Along the same vein as backup storage, the external storage device could be repurposed as archival storage or other “lower tier” of storage where high availability is not warranted. This is a less common approach, generally because every business needs a good backup system but only some have a way to leverage an archival storage tier.

Beyond these two common and universal storage models, a common use case for external storage devices, especially if the device is a NAS, is to leverage it in its native rule as a file server separate from the virtualization infrastructure. For many businesses file serving is not as uptime critical as the core virtualization infrastructure and backups are far easier to maintain and manage. By offloading file serving to an already purchased NAS device this can reduce file serving requirements from the virtualization infrastructure both by reducing the number of VMs that need to be run there as well as moving what is typically one of the largest users of storage to a separate device which can lower the performance requirements of the virtualization infrastructure as well as its capacity requirements. By doing this we potentially reduce the cost of obtaining necessary additional hard drives for the local storage on the compute nodes as we stated earlier and so this can be a very popular method for many companies to address the repurposing needs.

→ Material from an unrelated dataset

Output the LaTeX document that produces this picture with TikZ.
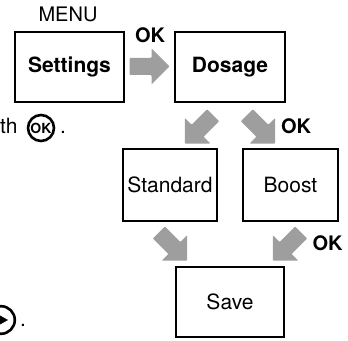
\documentclass[tikz,border=0pt]{standalone}
\usepackage{fontspec}
\setmainfont{TeX Gyre Heros}
\usetikzlibrary{calc}
\definecolor{arrowfill}{RGB}{158,158,158}
\tikzset{
  x=1pt, y=1pt,
  menubox/.style={draw, line width=2.8pt, inner sep=0pt, align=center},
  boldlabel/.style={font=\fontsize{21}{25}\selectfont\bfseries, inner sep=0pt},
  plainlabel/.style={font=\fontsize{21}{25}\selectfont, inner sep=0pt},
  keylabel/.style={font=\fontsize{20}{24}\selectfont\bfseries, inner sep=0pt},
  keyring/.style={draw, circle, line width=2.6pt, inner sep=0pt},
  blockarrow/.pic={
    \fill[arrowfill, rounded corners=0.8pt]
      (20,0) -- (2,18) -- (2,8.5) -- (-20,8.5) -- (-20,-8.5) -- (2,-8.5) -- (2,-18) -- cycle;
  }
}
\begin{document}
\begin{tikzpicture}
\useasboundingbox (0,0) rectangle (348,340);

% menu screens
\node[menubox, boldlabel, minimum width=109pt, minimum height=70pt] (settings) at (69.5,273) {Settings};
\node[menubox, boldlabel, minimum width=110pt, minimum height=70pt] (dosage) at (230,273) {Dosage};
\node[menubox, plainlabel, minimum width=94pt, minimum height=72pt] (standard) at (170,155) {Standard};
\node[menubox, plainlabel, minimum width=95pt, minimum height=72pt] (boost) at (290.5,155) {Boost};
\node[menubox, plainlabel, minimum width=108pt, minimum height=70pt] (save) at (230,38) {Save};

% labels
\node[font=\fontsize{20}{24}\selectfont, inner sep=0pt] (menu) at (68,325.5) {MENU};
\node[keylabel] (ok1) at (150,305) {OK};
\node[keylabel] (ok2) at (296,214) {OK};
\node[keylabel] (ok3) at (327.5,96.5) {OK};

% transitions between screens
\pic at ($(settings.east)!0.5!(dosage.west)+(0,0.5)$) {blockarrow};
\pic[rotate=225] at ($(dosage.south)+(-31,-26)$) {blockarrow};
\pic[rotate=-45] at ($(dosage.south)+(31,-26)$) {blockarrow};
\pic[rotate=-45] at ($(save.north)+(-57,19)$) {blockarrow};
\pic[rotate=225] at ($(save.north)+(57,19)$) {blockarrow};

% instruction fragments at the left edge
\node[plainlabel, anchor=base west] (th) at (0,206) {th};
\node[keyring, minimum size=26pt, font=\fontsize{14}{16}\selectfont\bfseries] (okkey) at (41,212) {OK};
\node[plainlabel, anchor=base] (dot1) at (63,206) {.};

\node[keyring, minimum size=27.6pt] (nextkey) at (1,20) {};
\fill ($(nextkey.center)+(-9,9)$) -- ($(nextkey.center)+(7,0)$) -- ($(nextkey.center)+(-9,-9)$) -- cycle;
\node[plainlabel, anchor=base] (dot2) at (23,13.5) {.};
\end{tikzpicture}
\end{document}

Every company is unique and there are potentially many places where spare storage equipment could be effectively used from labs to archives to tiered storage. Using a little creativity and thinking outside of the box can be leveraged to take your unique set of available equipment and your business’ unique set of needs and demands and find the best place to use this equipment where it is decoupled from the core, critical virtualization infrastructure but can still bring value to the organization. By avoiding the inverted pyramid of doom we can obtain the maximum value from the equipment that we have already invested in rather than implementing fresh technical debt that we have to them work to overcome unnecessarily.